Aih, saya bicara terlalu banyak. Sebaiknya kita akhiri saja diskusi ini agar anda bisa mulai mencari tahu bagaimana cara mendapatkan album ini dan merasakannya sendiri. Karena album ini penuh tantangan untuk pendengarnya baik dari konten dan distribusinya. “Gue nggak mau berbentuk album musik yang bisa dijual secara populer, makanya musik yang gue compose itu sebetulnya bukan musik, tapi komposisi,” ujar Iman.

“Telinga manusia sebetulnya punya kemampuan untuk isolasi suara;” lanjutnya. “Kita bisa mengisolasi suara mana yang mau kita fokus. Contoh, kalo kita ngobrol dengan lawan bicara di pinggir jalan yang ramai, kita bisa tahu dia ngomong apa, jadi suara jalanan berisik itu jadi background. Dari hal ini gue punya ide bahwa sebetulnya kehidupan kita ini penuh dengan kolase setiap saat.”

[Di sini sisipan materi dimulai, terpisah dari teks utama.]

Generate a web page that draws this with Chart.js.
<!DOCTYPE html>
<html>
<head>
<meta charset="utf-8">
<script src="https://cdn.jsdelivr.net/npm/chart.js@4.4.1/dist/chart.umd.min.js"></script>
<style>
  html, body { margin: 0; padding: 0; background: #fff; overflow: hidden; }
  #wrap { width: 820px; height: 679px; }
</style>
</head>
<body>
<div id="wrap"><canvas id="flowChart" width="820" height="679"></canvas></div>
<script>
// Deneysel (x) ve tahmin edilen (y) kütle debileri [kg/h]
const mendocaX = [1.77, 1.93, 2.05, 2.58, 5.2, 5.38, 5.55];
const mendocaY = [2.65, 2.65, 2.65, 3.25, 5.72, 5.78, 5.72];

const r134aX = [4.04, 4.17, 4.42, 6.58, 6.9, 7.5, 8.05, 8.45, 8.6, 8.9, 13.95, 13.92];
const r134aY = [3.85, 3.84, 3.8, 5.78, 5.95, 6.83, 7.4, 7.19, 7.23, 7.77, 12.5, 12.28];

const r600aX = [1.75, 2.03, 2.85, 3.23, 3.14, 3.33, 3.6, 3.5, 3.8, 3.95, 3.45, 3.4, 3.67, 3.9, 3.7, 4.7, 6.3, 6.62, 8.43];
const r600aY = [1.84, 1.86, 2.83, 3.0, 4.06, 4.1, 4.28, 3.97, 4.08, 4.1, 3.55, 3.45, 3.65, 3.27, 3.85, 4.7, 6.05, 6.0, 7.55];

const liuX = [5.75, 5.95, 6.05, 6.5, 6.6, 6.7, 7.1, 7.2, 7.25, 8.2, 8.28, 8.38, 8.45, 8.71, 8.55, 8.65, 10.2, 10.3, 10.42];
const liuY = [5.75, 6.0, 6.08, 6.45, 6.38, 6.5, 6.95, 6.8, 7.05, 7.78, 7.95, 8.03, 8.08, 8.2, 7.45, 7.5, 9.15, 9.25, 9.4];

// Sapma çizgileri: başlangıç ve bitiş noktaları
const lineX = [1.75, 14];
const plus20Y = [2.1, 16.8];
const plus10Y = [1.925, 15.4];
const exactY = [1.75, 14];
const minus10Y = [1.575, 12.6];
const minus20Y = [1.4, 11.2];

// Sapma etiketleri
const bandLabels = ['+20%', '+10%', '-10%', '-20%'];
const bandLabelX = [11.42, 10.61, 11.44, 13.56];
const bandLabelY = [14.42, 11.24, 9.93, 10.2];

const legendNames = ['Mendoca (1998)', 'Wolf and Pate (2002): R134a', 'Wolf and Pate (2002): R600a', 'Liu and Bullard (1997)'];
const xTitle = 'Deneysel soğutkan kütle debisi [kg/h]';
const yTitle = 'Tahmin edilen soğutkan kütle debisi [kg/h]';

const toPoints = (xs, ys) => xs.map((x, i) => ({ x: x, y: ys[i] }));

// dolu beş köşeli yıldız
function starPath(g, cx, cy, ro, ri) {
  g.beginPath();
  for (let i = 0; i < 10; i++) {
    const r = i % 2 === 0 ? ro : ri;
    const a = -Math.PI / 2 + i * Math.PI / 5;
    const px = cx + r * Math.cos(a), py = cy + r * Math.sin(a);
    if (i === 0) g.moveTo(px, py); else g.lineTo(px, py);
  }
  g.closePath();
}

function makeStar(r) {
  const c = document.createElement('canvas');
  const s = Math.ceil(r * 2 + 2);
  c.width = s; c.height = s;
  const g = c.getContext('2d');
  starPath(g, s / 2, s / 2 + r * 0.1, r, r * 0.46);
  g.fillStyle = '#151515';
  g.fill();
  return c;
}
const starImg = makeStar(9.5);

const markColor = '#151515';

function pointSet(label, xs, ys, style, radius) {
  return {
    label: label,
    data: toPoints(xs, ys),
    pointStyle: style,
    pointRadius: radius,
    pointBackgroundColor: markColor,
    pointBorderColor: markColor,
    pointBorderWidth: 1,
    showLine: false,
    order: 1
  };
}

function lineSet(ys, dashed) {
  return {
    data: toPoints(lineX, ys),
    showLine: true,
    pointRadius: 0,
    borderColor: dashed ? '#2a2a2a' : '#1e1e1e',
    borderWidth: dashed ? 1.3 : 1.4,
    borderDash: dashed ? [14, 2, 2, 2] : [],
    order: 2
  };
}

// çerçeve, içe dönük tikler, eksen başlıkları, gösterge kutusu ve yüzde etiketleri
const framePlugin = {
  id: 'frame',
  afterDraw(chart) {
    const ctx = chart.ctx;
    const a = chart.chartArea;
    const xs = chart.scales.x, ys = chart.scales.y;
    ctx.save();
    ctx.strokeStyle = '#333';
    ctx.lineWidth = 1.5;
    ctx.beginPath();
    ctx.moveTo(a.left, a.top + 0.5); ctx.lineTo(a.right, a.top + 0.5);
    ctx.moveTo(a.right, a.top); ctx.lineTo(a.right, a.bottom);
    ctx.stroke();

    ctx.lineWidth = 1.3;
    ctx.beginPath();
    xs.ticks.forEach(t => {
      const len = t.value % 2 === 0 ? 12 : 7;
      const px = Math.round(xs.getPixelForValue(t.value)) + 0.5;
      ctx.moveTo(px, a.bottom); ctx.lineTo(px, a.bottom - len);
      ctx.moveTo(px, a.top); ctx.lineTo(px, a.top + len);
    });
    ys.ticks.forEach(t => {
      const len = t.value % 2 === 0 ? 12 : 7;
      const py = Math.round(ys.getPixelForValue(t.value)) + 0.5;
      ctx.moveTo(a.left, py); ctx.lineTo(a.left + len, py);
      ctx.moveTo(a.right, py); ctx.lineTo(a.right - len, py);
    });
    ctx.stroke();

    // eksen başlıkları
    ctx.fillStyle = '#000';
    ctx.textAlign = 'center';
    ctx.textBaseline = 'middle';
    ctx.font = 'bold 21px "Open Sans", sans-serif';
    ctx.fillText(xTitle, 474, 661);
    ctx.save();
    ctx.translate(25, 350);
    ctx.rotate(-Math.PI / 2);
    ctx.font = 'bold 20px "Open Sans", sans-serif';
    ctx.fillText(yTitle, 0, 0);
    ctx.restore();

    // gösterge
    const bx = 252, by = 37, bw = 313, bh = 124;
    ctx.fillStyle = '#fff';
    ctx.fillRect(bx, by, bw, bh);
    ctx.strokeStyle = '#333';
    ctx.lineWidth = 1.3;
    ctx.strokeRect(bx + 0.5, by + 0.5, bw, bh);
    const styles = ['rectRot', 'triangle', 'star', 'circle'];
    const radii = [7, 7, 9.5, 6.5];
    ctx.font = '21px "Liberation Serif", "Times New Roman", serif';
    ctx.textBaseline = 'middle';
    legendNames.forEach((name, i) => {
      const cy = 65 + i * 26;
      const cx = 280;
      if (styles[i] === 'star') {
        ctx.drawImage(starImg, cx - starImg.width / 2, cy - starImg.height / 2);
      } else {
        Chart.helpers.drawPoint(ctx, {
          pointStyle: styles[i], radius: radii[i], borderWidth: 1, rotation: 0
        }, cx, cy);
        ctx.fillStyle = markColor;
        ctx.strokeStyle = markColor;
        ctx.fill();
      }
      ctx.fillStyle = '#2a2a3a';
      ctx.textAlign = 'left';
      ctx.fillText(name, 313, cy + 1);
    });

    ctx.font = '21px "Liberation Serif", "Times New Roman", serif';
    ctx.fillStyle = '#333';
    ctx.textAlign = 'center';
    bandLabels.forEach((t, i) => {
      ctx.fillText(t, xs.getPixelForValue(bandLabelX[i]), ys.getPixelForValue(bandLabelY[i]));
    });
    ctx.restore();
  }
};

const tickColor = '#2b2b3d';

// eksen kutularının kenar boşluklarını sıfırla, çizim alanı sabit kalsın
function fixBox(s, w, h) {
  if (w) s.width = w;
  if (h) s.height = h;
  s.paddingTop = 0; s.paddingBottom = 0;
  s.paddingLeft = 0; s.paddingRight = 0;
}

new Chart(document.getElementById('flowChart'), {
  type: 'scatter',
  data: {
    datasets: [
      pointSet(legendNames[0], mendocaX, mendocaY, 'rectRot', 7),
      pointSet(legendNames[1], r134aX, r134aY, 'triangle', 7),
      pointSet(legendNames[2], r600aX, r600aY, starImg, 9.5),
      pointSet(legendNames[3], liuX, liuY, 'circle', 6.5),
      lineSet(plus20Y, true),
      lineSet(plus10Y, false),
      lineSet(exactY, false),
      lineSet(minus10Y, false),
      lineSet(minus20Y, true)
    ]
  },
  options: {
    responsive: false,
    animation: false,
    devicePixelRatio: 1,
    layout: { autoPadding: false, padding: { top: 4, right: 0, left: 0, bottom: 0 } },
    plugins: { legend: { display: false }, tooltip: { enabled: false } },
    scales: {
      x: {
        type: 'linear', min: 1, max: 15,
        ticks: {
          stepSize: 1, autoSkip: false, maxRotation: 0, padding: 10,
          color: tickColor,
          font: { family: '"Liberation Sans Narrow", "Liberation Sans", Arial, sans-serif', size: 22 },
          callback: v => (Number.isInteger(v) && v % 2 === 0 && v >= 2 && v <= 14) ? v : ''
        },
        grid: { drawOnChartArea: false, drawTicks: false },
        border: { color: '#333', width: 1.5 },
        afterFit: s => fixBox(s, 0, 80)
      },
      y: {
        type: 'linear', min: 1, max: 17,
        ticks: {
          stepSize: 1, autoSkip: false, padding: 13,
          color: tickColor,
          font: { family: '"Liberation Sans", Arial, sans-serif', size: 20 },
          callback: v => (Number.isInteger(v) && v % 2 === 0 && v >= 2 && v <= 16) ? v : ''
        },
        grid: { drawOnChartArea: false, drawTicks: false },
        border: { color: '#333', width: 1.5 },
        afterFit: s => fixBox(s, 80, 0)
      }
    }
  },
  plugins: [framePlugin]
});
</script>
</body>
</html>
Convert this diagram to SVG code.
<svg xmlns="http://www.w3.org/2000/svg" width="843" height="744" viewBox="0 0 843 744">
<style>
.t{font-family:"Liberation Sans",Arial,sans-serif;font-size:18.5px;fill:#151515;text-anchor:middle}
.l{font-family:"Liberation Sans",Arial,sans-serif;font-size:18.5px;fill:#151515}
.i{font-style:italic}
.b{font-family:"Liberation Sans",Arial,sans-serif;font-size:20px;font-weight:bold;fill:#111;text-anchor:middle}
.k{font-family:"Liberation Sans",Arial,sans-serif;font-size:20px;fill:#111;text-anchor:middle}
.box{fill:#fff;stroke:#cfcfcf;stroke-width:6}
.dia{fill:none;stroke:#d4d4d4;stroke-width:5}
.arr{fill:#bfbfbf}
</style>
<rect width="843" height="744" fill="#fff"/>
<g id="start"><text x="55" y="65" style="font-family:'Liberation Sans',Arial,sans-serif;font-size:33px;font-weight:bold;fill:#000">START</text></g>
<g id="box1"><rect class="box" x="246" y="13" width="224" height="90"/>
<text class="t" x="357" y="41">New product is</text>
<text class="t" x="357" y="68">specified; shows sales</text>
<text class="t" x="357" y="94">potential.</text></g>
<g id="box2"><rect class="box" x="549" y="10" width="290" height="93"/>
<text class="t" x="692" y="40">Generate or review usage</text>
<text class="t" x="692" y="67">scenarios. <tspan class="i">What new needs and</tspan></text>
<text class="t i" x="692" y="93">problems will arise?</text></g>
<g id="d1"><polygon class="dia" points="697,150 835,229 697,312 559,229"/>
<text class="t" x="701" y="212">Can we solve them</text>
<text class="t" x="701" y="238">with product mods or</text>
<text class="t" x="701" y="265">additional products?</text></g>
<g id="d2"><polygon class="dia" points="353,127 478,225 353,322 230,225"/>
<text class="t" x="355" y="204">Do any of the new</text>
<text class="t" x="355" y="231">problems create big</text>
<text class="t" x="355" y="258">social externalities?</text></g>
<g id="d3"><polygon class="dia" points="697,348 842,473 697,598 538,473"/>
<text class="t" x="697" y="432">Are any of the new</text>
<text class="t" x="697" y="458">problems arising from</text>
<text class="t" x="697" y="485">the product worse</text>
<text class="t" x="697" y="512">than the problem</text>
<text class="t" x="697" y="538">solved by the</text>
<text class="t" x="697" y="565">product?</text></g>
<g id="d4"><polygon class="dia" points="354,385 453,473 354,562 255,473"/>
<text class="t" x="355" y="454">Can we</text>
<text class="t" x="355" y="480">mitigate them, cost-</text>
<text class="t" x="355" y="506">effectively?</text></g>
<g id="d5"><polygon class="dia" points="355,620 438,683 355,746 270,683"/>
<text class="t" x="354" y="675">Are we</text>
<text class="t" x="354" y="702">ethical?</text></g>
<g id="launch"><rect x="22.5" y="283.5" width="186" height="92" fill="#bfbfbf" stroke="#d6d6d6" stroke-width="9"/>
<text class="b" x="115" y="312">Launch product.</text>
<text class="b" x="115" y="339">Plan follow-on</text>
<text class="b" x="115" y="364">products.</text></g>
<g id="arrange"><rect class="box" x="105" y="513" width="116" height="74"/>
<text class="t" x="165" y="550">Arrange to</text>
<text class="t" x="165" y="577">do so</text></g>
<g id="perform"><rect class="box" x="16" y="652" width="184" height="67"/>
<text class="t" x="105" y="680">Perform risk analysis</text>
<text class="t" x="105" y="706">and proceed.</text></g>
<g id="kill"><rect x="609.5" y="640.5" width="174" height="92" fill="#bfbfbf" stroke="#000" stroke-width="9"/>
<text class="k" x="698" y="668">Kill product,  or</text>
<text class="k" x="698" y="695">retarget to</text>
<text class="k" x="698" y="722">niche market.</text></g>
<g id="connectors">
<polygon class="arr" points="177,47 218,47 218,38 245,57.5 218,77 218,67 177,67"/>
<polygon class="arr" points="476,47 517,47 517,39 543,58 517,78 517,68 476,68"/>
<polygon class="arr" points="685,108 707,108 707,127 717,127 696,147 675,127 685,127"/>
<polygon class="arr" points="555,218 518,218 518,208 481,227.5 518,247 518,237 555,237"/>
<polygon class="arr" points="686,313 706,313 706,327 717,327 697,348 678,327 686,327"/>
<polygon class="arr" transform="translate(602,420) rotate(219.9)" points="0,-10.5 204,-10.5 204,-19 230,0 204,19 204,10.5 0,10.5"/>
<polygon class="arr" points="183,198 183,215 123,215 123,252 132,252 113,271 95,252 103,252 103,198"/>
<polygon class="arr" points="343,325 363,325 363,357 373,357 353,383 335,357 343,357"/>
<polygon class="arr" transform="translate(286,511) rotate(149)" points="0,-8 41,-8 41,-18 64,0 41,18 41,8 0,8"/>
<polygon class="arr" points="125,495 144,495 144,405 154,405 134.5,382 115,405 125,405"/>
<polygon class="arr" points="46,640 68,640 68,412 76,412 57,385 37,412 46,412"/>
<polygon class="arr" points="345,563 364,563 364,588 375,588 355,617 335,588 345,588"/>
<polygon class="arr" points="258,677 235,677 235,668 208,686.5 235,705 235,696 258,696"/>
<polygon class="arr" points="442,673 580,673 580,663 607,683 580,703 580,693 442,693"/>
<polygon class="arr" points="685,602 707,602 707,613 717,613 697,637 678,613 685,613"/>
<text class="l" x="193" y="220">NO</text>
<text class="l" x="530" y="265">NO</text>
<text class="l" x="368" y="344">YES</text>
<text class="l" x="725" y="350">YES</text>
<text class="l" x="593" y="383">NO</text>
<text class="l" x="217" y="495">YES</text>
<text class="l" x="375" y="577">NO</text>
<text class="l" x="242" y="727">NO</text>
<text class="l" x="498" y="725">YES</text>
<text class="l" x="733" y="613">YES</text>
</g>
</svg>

Ya. Kita mestinya bisa fokus. Kita bisa memilih. Bahwa dalam kesemerawutan kota, kebisingan bunyi, kita bisa pilih fokus dan tujuan apa. Album ini berusaha mengingatkan kita akan kebebasan itu, agar kita bisa bergerak dalam arus yang kacau. Kebebasan yang seringkali kita lupakan dan saatnya kita rebut kembali.